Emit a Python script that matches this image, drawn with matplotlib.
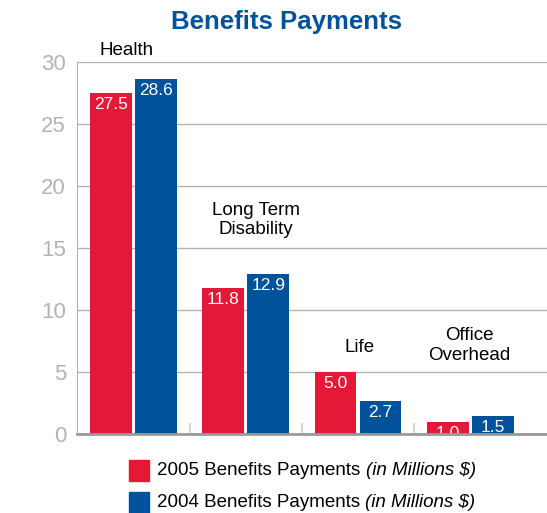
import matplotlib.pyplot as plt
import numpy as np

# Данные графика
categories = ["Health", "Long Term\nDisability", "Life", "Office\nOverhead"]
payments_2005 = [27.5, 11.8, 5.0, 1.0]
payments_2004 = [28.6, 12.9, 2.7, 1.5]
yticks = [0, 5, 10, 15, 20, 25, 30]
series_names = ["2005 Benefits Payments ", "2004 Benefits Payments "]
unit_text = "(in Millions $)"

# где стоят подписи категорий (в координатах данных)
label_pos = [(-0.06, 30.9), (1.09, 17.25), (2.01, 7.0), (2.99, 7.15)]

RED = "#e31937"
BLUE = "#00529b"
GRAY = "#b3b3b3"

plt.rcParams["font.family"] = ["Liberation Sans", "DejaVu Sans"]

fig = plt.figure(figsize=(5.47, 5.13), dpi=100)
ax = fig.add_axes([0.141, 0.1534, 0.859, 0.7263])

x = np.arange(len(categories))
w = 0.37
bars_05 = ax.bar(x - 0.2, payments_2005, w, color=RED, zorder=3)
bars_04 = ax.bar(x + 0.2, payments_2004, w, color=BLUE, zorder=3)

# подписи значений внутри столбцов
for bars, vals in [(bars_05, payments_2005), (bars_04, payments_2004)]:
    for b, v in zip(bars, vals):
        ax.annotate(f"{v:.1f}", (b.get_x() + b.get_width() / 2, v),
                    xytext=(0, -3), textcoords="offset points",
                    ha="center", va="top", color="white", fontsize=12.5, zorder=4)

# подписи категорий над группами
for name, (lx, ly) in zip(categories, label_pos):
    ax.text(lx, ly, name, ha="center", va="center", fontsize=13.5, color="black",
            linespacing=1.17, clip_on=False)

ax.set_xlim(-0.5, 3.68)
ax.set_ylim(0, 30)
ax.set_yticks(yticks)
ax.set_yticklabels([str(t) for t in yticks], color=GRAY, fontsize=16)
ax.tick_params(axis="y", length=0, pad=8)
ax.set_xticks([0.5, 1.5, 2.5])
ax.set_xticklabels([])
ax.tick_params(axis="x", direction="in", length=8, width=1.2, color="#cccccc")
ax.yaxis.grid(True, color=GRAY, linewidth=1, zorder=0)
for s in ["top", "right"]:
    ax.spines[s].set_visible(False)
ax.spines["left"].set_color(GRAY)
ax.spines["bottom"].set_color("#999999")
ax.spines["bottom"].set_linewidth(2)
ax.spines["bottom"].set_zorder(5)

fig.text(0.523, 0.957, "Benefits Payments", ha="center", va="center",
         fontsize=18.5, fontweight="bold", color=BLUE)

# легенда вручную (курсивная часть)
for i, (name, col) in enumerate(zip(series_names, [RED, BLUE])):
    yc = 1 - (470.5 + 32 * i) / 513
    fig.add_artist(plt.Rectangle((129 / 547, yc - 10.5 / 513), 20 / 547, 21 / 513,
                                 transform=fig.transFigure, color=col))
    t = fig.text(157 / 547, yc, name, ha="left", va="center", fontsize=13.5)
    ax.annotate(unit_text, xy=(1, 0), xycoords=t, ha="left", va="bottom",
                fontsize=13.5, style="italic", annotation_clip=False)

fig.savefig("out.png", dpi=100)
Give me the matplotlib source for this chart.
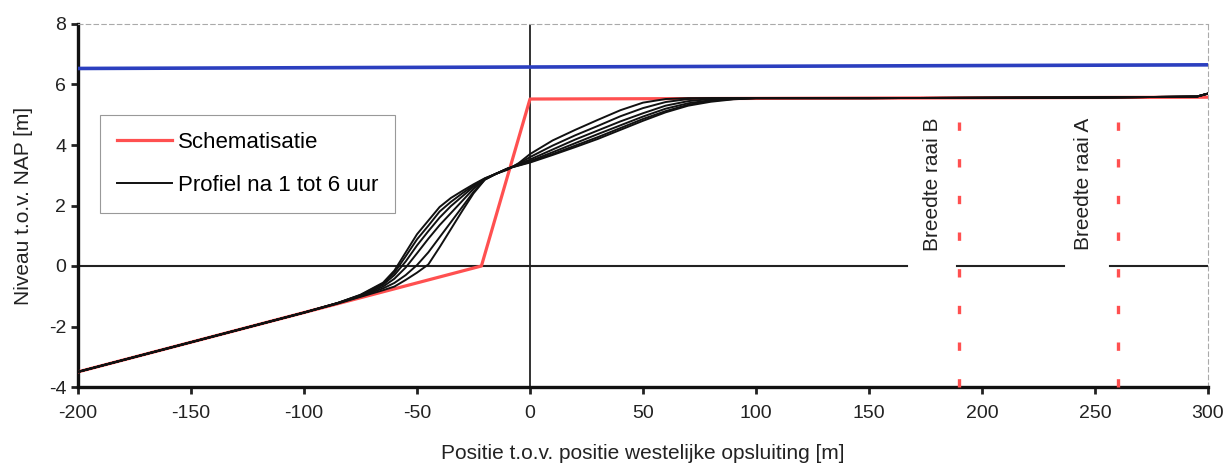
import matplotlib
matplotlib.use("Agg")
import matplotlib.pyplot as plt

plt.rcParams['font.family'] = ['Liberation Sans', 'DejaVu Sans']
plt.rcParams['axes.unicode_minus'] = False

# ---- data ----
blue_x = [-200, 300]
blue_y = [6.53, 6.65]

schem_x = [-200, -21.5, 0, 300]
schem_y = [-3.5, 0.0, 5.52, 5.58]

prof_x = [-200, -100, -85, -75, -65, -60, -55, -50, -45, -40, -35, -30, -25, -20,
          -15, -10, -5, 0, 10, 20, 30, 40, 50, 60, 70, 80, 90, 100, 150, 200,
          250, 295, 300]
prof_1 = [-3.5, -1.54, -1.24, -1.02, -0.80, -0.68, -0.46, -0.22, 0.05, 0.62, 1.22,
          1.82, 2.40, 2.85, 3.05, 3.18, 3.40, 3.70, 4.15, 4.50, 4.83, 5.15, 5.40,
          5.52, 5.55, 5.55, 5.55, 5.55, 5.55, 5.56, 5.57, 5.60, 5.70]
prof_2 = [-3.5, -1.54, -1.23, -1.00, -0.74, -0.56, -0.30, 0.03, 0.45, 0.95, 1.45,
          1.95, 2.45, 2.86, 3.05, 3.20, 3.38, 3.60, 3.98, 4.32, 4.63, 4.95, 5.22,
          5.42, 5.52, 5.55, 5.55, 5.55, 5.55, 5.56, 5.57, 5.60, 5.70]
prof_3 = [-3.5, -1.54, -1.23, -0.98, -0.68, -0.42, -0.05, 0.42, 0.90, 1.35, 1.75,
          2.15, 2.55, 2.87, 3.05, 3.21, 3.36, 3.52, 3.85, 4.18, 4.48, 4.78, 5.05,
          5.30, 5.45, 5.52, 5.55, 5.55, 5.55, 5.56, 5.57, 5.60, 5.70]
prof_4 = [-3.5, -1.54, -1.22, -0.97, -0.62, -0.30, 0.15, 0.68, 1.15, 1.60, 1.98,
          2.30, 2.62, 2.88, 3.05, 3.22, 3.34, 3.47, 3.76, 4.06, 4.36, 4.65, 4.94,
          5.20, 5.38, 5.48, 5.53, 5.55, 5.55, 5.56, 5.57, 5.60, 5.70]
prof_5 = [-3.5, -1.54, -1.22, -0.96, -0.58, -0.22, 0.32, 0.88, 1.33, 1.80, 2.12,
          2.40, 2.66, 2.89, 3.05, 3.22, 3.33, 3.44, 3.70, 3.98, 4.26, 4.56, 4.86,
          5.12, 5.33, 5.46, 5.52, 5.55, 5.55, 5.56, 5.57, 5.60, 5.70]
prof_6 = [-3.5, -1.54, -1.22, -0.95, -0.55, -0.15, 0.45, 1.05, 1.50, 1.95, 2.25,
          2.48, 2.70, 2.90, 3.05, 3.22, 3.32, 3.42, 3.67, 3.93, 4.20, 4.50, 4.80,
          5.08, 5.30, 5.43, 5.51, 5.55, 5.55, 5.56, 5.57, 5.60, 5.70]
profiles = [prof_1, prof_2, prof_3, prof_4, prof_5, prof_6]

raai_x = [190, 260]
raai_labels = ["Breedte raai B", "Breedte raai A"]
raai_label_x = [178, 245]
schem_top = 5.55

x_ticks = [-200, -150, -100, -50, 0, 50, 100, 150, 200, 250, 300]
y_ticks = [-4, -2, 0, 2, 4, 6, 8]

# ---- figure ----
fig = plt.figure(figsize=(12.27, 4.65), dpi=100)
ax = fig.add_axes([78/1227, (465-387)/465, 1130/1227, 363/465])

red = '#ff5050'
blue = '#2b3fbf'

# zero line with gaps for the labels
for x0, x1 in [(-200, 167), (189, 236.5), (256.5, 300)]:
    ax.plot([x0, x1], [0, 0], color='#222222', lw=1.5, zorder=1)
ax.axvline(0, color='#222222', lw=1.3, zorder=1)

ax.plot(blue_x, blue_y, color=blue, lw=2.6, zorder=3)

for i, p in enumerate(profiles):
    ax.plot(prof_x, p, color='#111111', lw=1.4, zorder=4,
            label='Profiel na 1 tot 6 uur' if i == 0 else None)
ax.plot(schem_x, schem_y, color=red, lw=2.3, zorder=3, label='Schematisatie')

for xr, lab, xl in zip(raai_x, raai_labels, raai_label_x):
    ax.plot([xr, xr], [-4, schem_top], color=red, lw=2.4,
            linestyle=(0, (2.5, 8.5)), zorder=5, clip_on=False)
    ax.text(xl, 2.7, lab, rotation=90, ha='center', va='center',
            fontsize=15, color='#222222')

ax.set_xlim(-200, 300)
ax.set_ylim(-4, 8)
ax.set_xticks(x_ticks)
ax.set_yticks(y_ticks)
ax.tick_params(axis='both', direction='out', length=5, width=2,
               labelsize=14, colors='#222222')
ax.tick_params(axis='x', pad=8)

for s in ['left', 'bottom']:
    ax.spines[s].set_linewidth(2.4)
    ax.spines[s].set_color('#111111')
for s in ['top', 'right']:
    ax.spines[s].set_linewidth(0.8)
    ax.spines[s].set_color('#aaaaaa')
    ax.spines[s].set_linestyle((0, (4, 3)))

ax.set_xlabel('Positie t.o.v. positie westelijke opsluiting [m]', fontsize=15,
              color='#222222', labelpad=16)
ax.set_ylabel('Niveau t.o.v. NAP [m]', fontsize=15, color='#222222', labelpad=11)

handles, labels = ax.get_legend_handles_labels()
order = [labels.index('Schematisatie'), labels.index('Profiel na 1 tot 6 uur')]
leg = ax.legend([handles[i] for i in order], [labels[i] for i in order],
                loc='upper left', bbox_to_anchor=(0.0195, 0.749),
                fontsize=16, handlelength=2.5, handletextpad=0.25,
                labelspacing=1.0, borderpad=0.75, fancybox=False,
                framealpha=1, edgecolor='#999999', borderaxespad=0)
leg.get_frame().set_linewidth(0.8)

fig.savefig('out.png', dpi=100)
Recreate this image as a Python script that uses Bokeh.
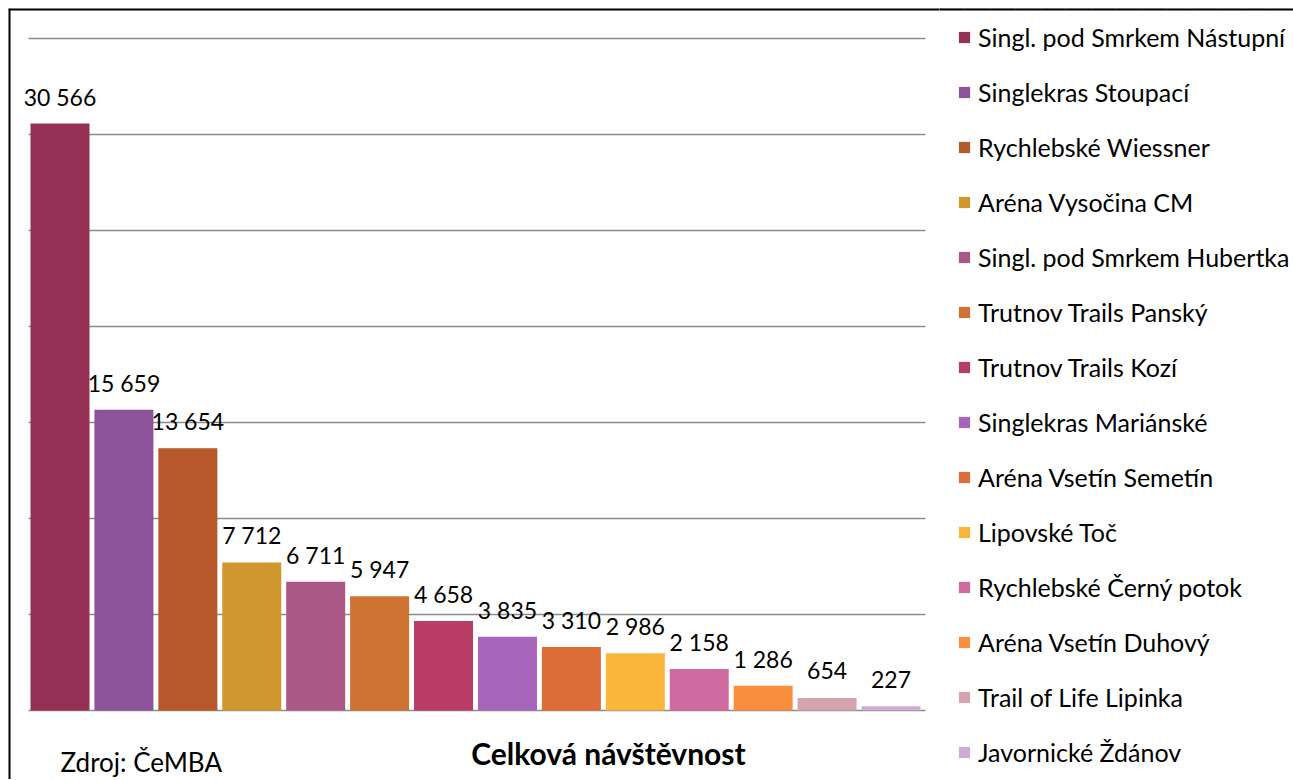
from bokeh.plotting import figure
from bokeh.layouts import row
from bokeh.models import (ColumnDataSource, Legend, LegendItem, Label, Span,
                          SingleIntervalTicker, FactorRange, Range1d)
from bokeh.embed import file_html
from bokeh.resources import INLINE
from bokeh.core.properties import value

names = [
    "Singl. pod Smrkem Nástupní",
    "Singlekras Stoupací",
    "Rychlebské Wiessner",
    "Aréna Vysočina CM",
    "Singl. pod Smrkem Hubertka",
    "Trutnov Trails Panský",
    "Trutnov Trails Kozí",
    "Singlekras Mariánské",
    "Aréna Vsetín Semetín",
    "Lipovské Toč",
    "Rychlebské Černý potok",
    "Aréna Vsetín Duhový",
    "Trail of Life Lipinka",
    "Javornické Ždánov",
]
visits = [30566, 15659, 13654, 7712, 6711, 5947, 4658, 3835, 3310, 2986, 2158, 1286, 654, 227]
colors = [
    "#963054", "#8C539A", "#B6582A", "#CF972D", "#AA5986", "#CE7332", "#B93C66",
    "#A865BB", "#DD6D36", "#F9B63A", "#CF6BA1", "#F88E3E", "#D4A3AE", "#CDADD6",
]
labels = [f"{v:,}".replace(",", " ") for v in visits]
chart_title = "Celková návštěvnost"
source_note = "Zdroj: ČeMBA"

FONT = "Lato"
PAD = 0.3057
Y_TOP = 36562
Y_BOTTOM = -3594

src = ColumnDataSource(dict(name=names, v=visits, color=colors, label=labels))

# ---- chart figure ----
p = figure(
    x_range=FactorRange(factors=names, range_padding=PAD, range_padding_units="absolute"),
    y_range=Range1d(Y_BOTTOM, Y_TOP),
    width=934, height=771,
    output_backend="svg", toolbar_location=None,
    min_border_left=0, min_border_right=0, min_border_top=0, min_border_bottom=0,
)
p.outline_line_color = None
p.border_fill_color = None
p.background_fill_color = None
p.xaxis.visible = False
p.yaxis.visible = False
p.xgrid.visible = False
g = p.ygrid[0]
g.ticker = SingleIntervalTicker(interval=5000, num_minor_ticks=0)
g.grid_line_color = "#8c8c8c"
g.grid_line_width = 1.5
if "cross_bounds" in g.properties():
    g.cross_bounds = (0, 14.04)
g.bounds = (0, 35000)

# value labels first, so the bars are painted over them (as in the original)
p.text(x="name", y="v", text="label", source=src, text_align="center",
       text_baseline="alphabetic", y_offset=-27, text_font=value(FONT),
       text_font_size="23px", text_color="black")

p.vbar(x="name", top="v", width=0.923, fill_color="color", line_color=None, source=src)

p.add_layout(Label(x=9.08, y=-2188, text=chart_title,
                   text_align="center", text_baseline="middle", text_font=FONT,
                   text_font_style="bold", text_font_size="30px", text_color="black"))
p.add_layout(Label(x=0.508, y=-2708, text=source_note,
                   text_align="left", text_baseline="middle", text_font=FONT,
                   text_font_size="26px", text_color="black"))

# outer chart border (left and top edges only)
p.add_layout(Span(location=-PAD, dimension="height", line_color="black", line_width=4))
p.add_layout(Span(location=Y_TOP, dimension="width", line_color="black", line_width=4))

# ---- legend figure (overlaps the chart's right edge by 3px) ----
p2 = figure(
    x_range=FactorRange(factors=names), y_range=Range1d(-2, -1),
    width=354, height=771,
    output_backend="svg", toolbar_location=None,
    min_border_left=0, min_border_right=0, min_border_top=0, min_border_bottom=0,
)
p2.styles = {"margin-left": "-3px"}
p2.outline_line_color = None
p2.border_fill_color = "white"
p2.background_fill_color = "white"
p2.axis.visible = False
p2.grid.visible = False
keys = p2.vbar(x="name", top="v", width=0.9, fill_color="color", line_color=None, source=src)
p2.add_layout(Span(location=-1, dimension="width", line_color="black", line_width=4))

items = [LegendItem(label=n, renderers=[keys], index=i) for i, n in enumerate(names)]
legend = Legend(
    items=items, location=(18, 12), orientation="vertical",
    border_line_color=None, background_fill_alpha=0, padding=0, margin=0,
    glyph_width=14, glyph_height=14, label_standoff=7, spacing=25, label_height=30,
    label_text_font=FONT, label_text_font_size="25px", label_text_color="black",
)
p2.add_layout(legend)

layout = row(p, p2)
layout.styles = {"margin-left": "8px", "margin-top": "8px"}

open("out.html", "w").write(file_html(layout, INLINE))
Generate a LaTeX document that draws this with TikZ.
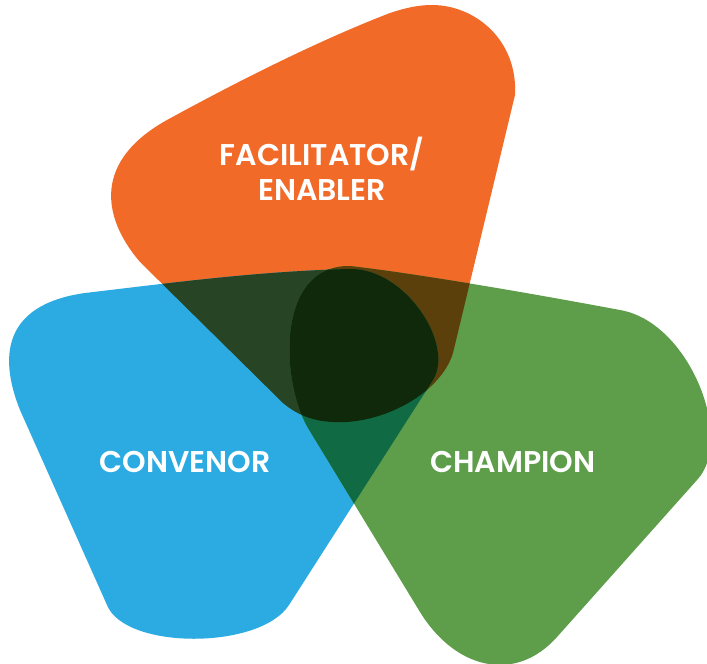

::::

• Task directions: Above are the records. Copy word for word only their lines from the one holding "Give me the matplotlib source for this chart." through the one holding "plt.rcParams['axes.unicode_minus'] = False", both included, and skip the images.

• Written answer:
Give me the matplotlib source for this chart.
import matplotlib
matplotlib.use("Agg")
import matplotlib.pyplot as plt

plt.rcParams['font.family'] = ['Liberation Sans', 'DejaVu Sans']
plt.rcParams['axes.unicode_minus'] = False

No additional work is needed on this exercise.